Source material:
—————
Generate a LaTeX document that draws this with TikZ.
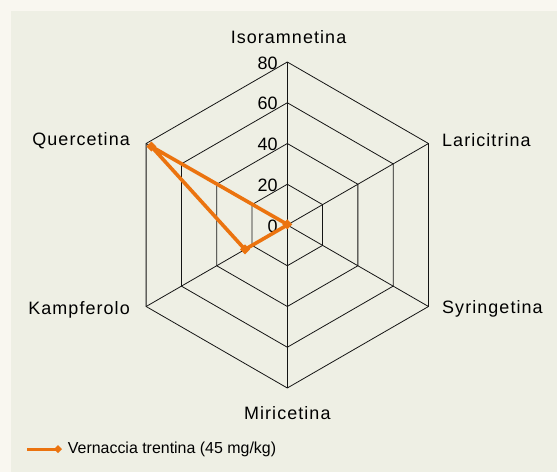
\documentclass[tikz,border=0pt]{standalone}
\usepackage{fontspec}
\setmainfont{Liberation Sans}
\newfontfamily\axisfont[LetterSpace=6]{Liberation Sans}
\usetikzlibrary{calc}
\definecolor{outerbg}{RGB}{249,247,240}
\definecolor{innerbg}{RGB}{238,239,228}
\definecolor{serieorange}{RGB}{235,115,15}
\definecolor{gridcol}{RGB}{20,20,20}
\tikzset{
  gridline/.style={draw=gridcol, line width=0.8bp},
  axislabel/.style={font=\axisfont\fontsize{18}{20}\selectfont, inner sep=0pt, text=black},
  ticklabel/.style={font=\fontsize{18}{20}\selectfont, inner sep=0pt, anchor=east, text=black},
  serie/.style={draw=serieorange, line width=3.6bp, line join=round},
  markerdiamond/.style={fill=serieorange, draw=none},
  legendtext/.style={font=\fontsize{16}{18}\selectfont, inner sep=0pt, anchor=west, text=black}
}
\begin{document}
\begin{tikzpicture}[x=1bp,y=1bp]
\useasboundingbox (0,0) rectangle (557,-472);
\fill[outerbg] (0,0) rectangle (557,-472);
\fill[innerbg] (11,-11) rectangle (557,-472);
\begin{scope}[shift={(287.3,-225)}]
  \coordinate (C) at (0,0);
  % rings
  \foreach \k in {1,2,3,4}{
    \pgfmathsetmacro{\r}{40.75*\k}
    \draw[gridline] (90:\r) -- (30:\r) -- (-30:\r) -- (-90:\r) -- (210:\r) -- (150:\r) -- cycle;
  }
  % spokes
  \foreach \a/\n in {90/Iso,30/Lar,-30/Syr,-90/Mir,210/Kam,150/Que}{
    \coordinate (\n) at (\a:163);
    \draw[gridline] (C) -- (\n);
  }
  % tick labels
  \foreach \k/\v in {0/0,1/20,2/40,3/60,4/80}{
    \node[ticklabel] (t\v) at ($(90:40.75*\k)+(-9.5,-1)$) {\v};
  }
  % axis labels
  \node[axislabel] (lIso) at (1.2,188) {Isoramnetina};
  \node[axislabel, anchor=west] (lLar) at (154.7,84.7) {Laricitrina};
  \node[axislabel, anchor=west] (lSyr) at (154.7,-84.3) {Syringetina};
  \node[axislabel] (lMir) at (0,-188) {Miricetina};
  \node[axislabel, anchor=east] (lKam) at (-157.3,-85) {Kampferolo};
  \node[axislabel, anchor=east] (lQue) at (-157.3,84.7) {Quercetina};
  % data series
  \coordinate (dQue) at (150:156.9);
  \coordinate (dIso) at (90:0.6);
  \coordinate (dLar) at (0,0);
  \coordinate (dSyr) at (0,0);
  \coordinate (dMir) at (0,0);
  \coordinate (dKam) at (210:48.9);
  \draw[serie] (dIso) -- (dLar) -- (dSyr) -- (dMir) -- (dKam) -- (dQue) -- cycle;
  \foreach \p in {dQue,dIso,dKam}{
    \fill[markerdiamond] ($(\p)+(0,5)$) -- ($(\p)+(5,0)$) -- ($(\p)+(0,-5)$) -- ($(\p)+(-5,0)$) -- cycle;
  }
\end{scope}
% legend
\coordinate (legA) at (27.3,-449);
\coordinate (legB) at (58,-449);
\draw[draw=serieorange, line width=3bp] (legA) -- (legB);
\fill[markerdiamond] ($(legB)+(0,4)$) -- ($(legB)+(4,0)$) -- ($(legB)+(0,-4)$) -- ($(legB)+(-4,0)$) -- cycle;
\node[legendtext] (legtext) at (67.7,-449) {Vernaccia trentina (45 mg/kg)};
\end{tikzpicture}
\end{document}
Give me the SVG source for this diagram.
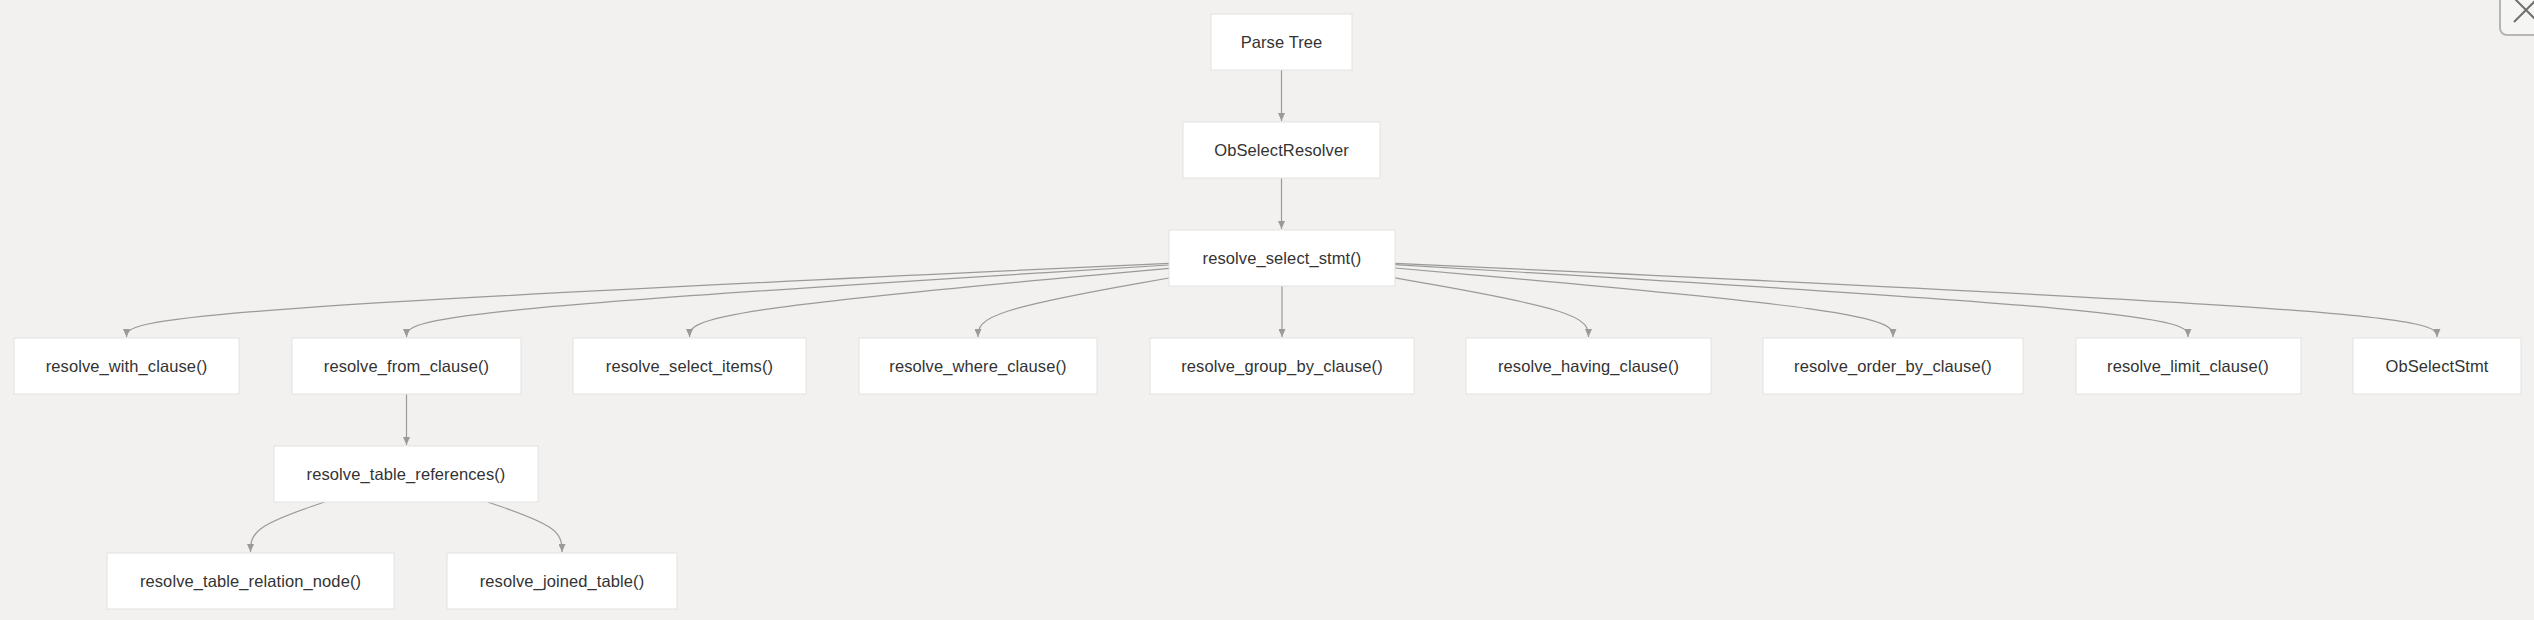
—————
Your objective: Make an exact reproduction of the listing above, without any pictures.

Answer for this exercise:
Generate a LaTeX document that draws this with TikZ.
\documentclass[tikz,border=0pt]{standalone}
\usepackage{fontspec}
\setmainfont{Liberation Sans}
\newfontfamily\axisfont[LetterSpace=6]{Liberation Sans}
\usetikzlibrary{calc}
\definecolor{outerbg}{RGB}{249,247,240}
\definecolor{innerbg}{RGB}{238,239,228}
\definecolor{serieorange}{RGB}{235,115,15}
\definecolor{gridcol}{RGB}{20,20,20}
\tikzset{
  gridline/.style={draw=gridcol, line width=0.8bp},
  axislabel/.style={font=\axisfont\fontsize{18}{20}\selectfont, inner sep=0pt, text=black},
  ticklabel/.style={font=\fontsize{18}{20}\selectfont, inner sep=0pt, anchor=east, text=black},
  serie/.style={draw=serieorange, line width=3.6bp, line join=round},
  markerdiamond/.style={fill=serieorange, draw=none},
  legendtext/.style={font=\fontsize{16}{18}\selectfont, inner sep=0pt, anchor=west, text=black}
}
\begin{document}
\begin{tikzpicture}[x=1bp,y=1bp]
\useasboundingbox (0,0) rectangle (557,-472);
\fill[outerbg] (0,0) rectangle (557,-472);
\fill[innerbg] (11,-11) rectangle (557,-472);
\begin{scope}[shift={(287.3,-225)}]
  \coordinate (C) at (0,0);
  % rings
  \foreach \k in {1,2,3,4}{
    \pgfmathsetmacro{\r}{40.75*\k}
    \draw[gridline] (90:\r) -- (30:\r) -- (-30:\r) -- (-90:\r) -- (210:\r) -- (150:\r) -- cycle;
  }
  % spokes
  \foreach \a/\n in {90/Iso,30/Lar,-30/Syr,-90/Mir,210/Kam,150/Que}{
    \coordinate (\n) at (\a:163);
    \draw[gridline] (C) -- (\n);
  }
  % tick labels
  \foreach \k/\v in {0/0,1/20,2/40,3/60,4/80}{
    \node[ticklabel] (t\v) at ($(90:40.75*\k)+(-9.5,-1)$) {\v};
  }
  % axis labels
  \node[axislabel] (lIso) at (1.2,188) {Isoramnetina};
  \node[axislabel, anchor=west] (lLar) at (154.7,84.7) {Laricitrina};
  \node[axislabel, anchor=west] (lSyr) at (154.7,-84.3) {Syringetina};
  \node[axislabel] (lMir) at (0,-188) {Miricetina};
  \node[axislabel, anchor=east] (lKam) at (-157.3,-85) {Kampferolo};
  \node[axislabel, anchor=east] (lQue) at (-157.3,84.7) {Quercetina};
  % data series
  \coordinate (dQue) at (150:156.9);
  \coordinate (dIso) at (90:0.6);
  \coordinate (dLar) at (0,0);
  \coordinate (dSyr) at (0,0);
  \coordinate (dMir) at (0,0);
  \coordinate (dKam) at (210:48.9);
  \draw[serie] (dIso) -- (dLar) -- (dSyr) -- (dMir) -- (dKam) -- (dQue) -- cycle;
  \foreach \p in {dQue,dIso,dKam}{
    \fill[markerdiamond] ($(\p)+(0,5)$) -- ($(\p)+(5,0)$) -- ($(\p)+(0,-5)$) -- ($(\p)+(-5,0)$) -- cycle;
  }
\end{scope}
% legend
\coordinate (legA) at (27.3,-449);
\coordinate (legB) at (58,-449);
\draw[draw=serieorange, line width=3bp] (legA) -- (legB);
\fill[markerdiamond] ($(legB)+(0,4)$) -- ($(legB)+(4,0)$) -- ($(legB)+(0,-4)$) -- ($(legB)+(-4,0)$) -- cycle;
\node[legendtext] (legtext) at (67.7,-449) {Vernaccia trentina (45 mg/kg)};
\end{tikzpicture}
\end{document}
Give me the SVG source for this diagram.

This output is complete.